Он глотнул воздуха, как воды, впервые сделав вдох после моих криков. Даже сквозь серую пелену, готовую утащить меня в спасительную тьму, я видела, что он не ожидал такого.

– Милая Селеста, ты же не будешь возражать против новой попытки? Тебе же нравилась твоя сила? Будет обидно упустить ее на развилке судьбы?

– Иди ты к черту, – выдавила я, вновь сжимая пальцы.

Тело сводило судорогой, и мне никак не удавалось успокоиться, а взгляд все время обращался вниз, к потекам крови. Маленькая струйка спускалась по желобку стола, уходя в слив. Я не могла смотреть на то, что он со мной сотворил.

– Знакомое выражение, – усмехнулся вечный. – Слышал, ты теперь видишь сны о ней? Интересно, как много в них меня? Ты уже все посмотрела? Знаешь начало, середину и конец нашей с Клэрией истории?

Я безучастно уставилась на него. Да. Теперь знала, что он сделал с ней. Знала, как близко она подобралась к нему. Знала, что, несмотря на предательство, Клэрия оставалась для него ценным активом. И то, что во мне не было ее души, бесило Ктуула. Он не закончил с ней, но она сумела вывернуться даже из проклятия.

– Что же, – не дождавшись ответа, пожал плечами старый бог. – Тогда продолжим.

В тот же миг мир расцвел красными сумерками.

* * *

Я все-таки потеряла сознание. Кажется, это случилось в момент, когда он раскрыл мою грудную клетку, чтобы добраться до сердца. Или чуть позже, когда пытался отыскать сердечную тень? Или же когда пустил по моим венам суррогат нориуса, смешанного с Черной пьеттой? Не знаю наверняка.

Знаю только, что даже Томар Бай, этот предатель, в конце молил бога о пощаде, на все лады уверяя – во мне не осталось ариуса. Зачем же пытать просто так? Глупец. Ктуул любит такие игры. Ему нравится причинять боль.

А больше всего ему нравится потом восстанавливать уничтоженное, делая вид, что все это – во благо. Вот и теперь, перенеся меня в персональную тюрьму, дворец Нимфеум, вечный занялся моим лечением, с какой-то садистской нежностью сращивая кости рук, собирая вывернутые легкие, зашивая без единого шрама грудную клетку. Возвращая цвет и структуру кожи. Его руки порхали надо мной под тягучую мелодию, а в его глазах цвели золотые бутоны, как если бы он был пчелой, поедающей мед.

Он восстановил все, кроме ног. Их поместил в лубки, говоря, что мне необходима передышка. Я слишком быстро бегаю.
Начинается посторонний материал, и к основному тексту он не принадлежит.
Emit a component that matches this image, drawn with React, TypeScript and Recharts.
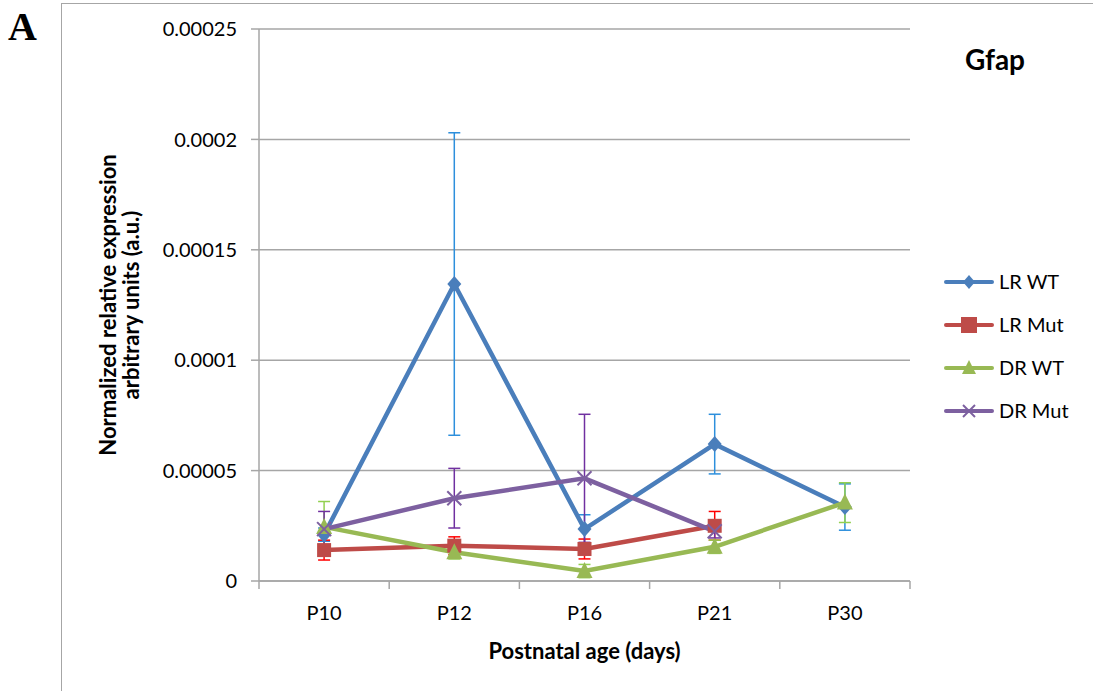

Разум не поспевает за скоростью, оттого совершает непростительные ошибки. Необходимо меня замедлить.

– Зачем? – спросила я, когда Ктуул выкатил инвалидное кресло на балкон, водружая на колени поднос с крепким чаем и тарелкой супа. – Ты можешь меня убить. Или выбросить, как мусор, ведь во мне нет ариуса. Я больше не ценный актив. Никто.
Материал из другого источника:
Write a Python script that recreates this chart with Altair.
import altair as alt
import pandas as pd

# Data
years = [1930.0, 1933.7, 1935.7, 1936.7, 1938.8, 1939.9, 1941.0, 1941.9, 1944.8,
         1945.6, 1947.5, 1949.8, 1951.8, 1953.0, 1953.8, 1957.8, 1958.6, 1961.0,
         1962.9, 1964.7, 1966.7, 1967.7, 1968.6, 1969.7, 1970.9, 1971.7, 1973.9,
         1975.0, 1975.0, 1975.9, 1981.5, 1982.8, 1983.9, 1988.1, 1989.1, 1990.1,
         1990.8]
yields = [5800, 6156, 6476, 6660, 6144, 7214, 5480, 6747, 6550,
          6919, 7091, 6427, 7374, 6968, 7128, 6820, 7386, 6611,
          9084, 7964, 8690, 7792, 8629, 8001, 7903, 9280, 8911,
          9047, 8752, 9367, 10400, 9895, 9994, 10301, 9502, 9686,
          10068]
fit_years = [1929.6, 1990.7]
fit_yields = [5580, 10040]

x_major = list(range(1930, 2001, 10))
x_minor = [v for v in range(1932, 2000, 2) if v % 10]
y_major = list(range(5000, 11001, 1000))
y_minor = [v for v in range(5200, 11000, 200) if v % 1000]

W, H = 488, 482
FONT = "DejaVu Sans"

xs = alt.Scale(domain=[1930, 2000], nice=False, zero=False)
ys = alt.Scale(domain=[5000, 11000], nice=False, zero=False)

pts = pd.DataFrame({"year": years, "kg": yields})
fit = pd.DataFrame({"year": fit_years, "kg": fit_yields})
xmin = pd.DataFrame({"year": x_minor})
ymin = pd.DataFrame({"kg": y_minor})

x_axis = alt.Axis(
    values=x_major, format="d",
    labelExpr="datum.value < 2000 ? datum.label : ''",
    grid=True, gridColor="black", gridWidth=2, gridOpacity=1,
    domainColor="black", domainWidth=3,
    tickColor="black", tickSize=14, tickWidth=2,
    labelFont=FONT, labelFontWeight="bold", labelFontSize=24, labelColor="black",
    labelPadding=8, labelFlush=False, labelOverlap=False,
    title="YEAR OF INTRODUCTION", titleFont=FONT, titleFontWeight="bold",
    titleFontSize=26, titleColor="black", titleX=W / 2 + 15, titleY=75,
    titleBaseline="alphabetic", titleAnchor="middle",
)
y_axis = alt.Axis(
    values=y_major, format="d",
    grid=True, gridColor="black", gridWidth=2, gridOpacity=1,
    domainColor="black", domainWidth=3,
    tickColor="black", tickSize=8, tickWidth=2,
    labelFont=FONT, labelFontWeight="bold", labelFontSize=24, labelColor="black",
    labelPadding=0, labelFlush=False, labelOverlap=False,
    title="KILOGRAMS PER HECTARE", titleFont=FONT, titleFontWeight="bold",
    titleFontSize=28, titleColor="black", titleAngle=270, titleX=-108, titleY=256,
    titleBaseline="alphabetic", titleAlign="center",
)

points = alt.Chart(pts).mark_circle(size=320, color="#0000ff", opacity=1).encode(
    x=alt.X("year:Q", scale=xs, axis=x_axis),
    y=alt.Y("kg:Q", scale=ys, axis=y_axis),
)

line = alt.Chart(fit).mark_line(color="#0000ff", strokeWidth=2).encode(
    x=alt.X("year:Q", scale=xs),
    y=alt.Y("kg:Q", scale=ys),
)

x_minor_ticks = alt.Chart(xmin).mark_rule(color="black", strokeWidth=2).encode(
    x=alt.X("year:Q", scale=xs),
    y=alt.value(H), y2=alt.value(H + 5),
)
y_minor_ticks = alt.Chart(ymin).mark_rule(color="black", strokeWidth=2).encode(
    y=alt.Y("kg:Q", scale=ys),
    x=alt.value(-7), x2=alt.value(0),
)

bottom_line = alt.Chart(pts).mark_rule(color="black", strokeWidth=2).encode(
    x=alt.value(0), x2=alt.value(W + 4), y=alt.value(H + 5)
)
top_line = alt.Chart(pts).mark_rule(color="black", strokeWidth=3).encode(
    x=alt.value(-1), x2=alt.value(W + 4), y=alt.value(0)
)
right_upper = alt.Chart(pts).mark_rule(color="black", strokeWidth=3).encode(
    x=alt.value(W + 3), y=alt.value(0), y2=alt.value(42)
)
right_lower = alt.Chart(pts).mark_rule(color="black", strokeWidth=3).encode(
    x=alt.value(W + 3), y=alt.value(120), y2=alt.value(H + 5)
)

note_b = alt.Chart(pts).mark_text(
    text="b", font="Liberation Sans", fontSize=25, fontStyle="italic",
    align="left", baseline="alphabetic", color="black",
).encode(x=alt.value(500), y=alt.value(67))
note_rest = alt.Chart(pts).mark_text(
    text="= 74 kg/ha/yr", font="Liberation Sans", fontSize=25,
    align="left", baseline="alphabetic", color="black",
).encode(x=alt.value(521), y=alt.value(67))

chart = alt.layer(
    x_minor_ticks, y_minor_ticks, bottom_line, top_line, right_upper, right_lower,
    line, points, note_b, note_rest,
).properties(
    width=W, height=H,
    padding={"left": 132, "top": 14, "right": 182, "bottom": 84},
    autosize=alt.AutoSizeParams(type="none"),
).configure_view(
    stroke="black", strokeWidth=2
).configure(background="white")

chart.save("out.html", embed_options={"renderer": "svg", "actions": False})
Старый бог усаживается в сотканное из воздуха кресло, расправляя полы золотистого халата. Напротив нас медленно спускается за горизонт солнце, подсвечивая его фиолетовые волосы разноцветной радугой. Он безмятежен и доволен. Мягок и деликатен, будто час назад и не взрезал мой мозг, пытаясь отыскать в нем тонкие нити ариуса. Будто вся боль, застрявшая в моих костях, была не его рук делом, а кого-то другого. Но даже в этом безмятежном покое я вижу обжигающий, чуждый лед. Вижу равнодушный интерес ученого, спокойно взирающего на результат своих испытаний.